### [Given information]
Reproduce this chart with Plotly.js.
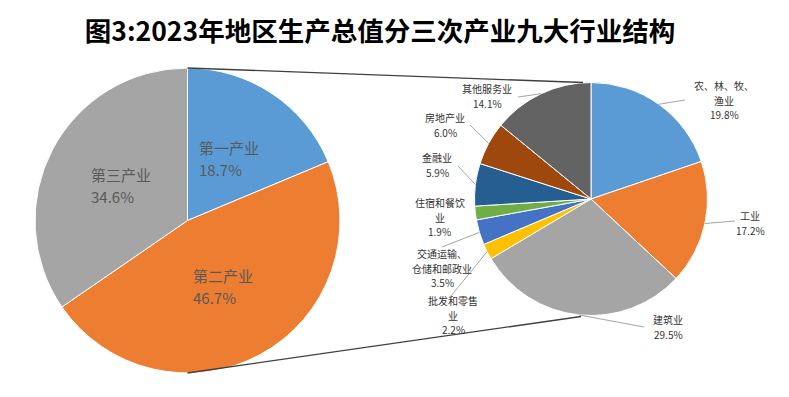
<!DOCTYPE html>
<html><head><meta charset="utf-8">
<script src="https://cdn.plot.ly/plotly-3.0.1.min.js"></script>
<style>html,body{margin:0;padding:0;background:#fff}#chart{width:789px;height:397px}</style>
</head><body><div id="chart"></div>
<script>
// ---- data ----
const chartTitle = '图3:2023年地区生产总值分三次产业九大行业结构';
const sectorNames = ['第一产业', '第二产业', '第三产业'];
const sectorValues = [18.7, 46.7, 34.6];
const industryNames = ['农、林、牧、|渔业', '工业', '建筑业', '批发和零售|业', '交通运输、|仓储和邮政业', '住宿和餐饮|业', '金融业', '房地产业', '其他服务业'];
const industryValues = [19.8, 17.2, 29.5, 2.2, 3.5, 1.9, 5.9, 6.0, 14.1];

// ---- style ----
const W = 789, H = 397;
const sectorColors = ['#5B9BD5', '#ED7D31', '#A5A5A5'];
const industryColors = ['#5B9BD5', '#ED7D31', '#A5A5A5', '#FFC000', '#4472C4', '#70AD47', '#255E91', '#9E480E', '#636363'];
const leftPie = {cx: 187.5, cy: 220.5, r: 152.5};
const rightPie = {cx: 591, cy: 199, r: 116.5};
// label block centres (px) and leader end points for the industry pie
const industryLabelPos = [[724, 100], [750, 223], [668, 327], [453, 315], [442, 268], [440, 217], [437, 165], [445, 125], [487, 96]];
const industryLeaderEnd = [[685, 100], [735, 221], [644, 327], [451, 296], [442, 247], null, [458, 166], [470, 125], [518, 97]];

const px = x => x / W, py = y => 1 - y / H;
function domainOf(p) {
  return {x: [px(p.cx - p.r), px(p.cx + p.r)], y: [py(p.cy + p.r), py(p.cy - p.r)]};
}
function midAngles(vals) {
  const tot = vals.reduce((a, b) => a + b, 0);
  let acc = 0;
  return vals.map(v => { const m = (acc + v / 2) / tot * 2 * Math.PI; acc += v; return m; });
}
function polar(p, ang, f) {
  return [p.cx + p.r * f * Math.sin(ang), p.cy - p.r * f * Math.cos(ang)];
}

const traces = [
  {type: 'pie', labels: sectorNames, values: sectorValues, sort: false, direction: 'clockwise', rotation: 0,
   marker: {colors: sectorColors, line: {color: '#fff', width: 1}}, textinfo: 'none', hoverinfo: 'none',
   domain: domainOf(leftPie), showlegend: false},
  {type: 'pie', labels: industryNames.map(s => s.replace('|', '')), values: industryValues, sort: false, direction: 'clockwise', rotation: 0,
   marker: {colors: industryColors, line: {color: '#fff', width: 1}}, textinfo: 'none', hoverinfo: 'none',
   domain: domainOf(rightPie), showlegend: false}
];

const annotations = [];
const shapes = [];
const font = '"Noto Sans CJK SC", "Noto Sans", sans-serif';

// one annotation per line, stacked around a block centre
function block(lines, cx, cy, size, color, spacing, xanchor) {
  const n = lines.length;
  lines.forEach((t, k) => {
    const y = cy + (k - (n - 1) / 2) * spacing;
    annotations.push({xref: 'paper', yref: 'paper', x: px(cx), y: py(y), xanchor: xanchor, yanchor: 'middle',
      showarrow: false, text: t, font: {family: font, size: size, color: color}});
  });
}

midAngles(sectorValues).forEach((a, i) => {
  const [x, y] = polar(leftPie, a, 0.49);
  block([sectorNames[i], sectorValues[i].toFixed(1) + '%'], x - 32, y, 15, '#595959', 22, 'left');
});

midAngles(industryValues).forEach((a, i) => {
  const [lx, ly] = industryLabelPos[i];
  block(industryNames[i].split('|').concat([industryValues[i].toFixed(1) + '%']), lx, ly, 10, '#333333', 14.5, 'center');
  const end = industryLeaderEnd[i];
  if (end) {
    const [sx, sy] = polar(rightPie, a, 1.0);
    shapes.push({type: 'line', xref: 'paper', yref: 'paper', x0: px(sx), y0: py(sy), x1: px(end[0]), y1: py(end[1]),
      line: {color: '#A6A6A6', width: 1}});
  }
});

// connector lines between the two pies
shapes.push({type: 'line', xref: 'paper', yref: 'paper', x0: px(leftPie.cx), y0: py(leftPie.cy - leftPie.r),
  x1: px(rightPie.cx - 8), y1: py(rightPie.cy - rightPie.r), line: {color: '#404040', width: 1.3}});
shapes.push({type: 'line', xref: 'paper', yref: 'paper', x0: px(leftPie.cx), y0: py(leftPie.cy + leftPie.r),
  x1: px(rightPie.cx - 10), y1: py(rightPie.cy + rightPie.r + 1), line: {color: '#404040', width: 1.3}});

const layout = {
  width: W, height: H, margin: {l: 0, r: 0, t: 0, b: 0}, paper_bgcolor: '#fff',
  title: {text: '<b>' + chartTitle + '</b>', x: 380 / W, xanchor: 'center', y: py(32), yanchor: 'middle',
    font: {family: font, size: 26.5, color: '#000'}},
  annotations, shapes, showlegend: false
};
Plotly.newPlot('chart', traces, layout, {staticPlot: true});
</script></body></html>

### [Brief]
Quote the listing above in full, except for the pictures.

### [Reply]
Reproduce this chart with Plotly.js.
<!DOCTYPE html>
<html><head><meta charset="utf-8">
<script src="https://cdn.plot.ly/plotly-3.0.1.min.js"></script>
<style>html,body{margin:0;padding:0;background:#fff}#chart{width:789px;height:397px}</style>
</head><body><div id="chart"></div>
<script>
// ---- data ----
const chartTitle = '图3:2023年地区生产总值分三次产业九大行业结构';
const sectorNames = ['第一产业', '第二产业', '第三产业'];
const sectorValues = [18.7, 46.7, 34.6];
const industryNames = ['农、林、牧、|渔业', '工业', '建筑业', '批发和零售|业', '交通运输、|仓储和邮政业', '住宿和餐饮|业', '金融业', '房地产业', '其他服务业'];
const industryValues = [19.8, 17.2, 29.5, 2.2, 3.5, 1.9, 5.9, 6.0, 14.1];

// ---- style ----
const W = 789, H = 397;
const sectorColors = ['#5B9BD5', '#ED7D31', '#A5A5A5'];
const industryColors = ['#5B9BD5', '#ED7D31', '#A5A5A5', '#FFC000', '#4472C4', '#70AD47', '#255E91', '#9E480E', '#636363'];
const leftPie = {cx: 187.5, cy: 220.5, r: 152.5};
const rightPie = {cx: 591, cy: 199, r: 116.5};
// label block centres (px) and leader end points for the industry pie
const industryLabelPos = [[724, 100], [750, 223], [668, 327], [453, 315], [442, 268], [440, 217], [437, 165], [445, 125], [487, 96]];
const industryLeaderEnd = [[685, 100], [735, 221], [644, 327], [451, 296], [442, 247], null, [458, 166], [470, 125], [518, 97]];

const px = x => x / W, py = y => 1 - y / H;
function domainOf(p) {
  return {x: [px(p.cx - p.r), px(p.cx + p.r)], y: [py(p.cy + p.r), py(p.cy - p.r)]};
}
function midAngles(vals) {
  const tot = vals.reduce((a, b) => a + b, 0);
  let acc = 0;
  return vals.map(v => { const m = (acc + v / 2) / tot * 2 * Math.PI; acc += v; return m; });
}
function polar(p, ang, f) {
  return [p.cx + p.r * f * Math.sin(ang), p.cy - p.r * f * Math.cos(ang)];
}

const traces = [
  {type: 'pie', labels: sectorNames, values: sectorValues, sort: false, direction: 'clockwise', rotation: 0,
   marker: {colors: sectorColors, line: {color: '#fff', width: 1}}, textinfo: 'none', hoverinfo: 'none',
   domain: domainOf(leftPie), showlegend: false},
  {type: 'pie', labels: industryNames.map(s => s.replace('|', '')), values: industryValues, sort: false, direction: 'clockwise', rotation: 0,
   marker: {colors: industryColors, line: {color: '#fff', width: 1}}, textinfo: 'none', hoverinfo: 'none',
   domain: domainOf(rightPie), showlegend: false}
];

const annotations = [];
const shapes = [];
const font = '"Noto Sans CJK SC", "Noto Sans", sans-serif';

// one annotation per line, stacked around a block centre
function block(lines, cx, cy, size, color, spacing, xanchor) {
  const n = lines.length;
  lines.forEach((t, k) => {
    const y = cy + (k - (n - 1) / 2) * spacing;
    annotations.push({xref: 'paper', yref: 'paper', x: px(cx), y: py(y), xanchor: xanchor, yanchor: 'middle',
      showarrow: false, text: t, font: {family: font, size: size, color: color}});
  });
}

midAngles(sectorValues).forEach((a, i) => {
  const [x, y] = polar(leftPie, a, 0.49);
  block([sectorNames[i], sectorValues[i].toFixed(1) + '%'], x - 32, y, 15, '#595959', 22, 'left');
});

midAngles(industryValues).forEach((a, i) => {
  const [lx, ly] = industryLabelPos[i];
  block(industryNames[i].split('|').concat([industryValues[i].toFixed(1) + '%']), lx, ly, 10, '#333333', 14.5, 'center');
  const end = industryLeaderEnd[i];
  if (end) {
    const [sx, sy] = polar(rightPie, a, 1.0);
    shapes.push({type: 'line', xref: 'paper', yref: 'paper', x0: px(sx), y0: py(sy), x1: px(end[0]), y1: py(end[1]),
      line: {color: '#A6A6A6', width: 1}});
  }
});

// connector lines between the two pies
shapes.push({type: 'line', xref: 'paper', yref: 'paper', x0: px(leftPie.cx), y0: py(leftPie.cy - leftPie.r),
  x1: px(rightPie.cx - 8), y1: py(rightPie.cy - rightPie.r), line: {color: '#404040', width: 1.3}});
shapes.push({type: 'line', xref: 'paper', yref: 'paper', x0: px(leftPie.cx), y0: py(leftPie.cy + leftPie.r),
  x1: px(rightPie.cx - 10), y1: py(rightPie.cy + rightPie.r + 1), line: {color: '#404040', width: 1.3}});

const layout = {
  width: W, height: H, margin: {l: 0, r: 0, t: 0, b: 0}, paper_bgcolor: '#fff',
  title: {text: '<b>' + chartTitle + '</b>', x: 380 / W, xanchor: 'center', y: py(32), yanchor: 'middle',
    font: {family: font, size: 26.5, color: '#000'}},
  annotations, shapes, showlegend: false
};
Plotly.newPlot('chart', traces, layout, {staticPlot: true});
</script></body></html>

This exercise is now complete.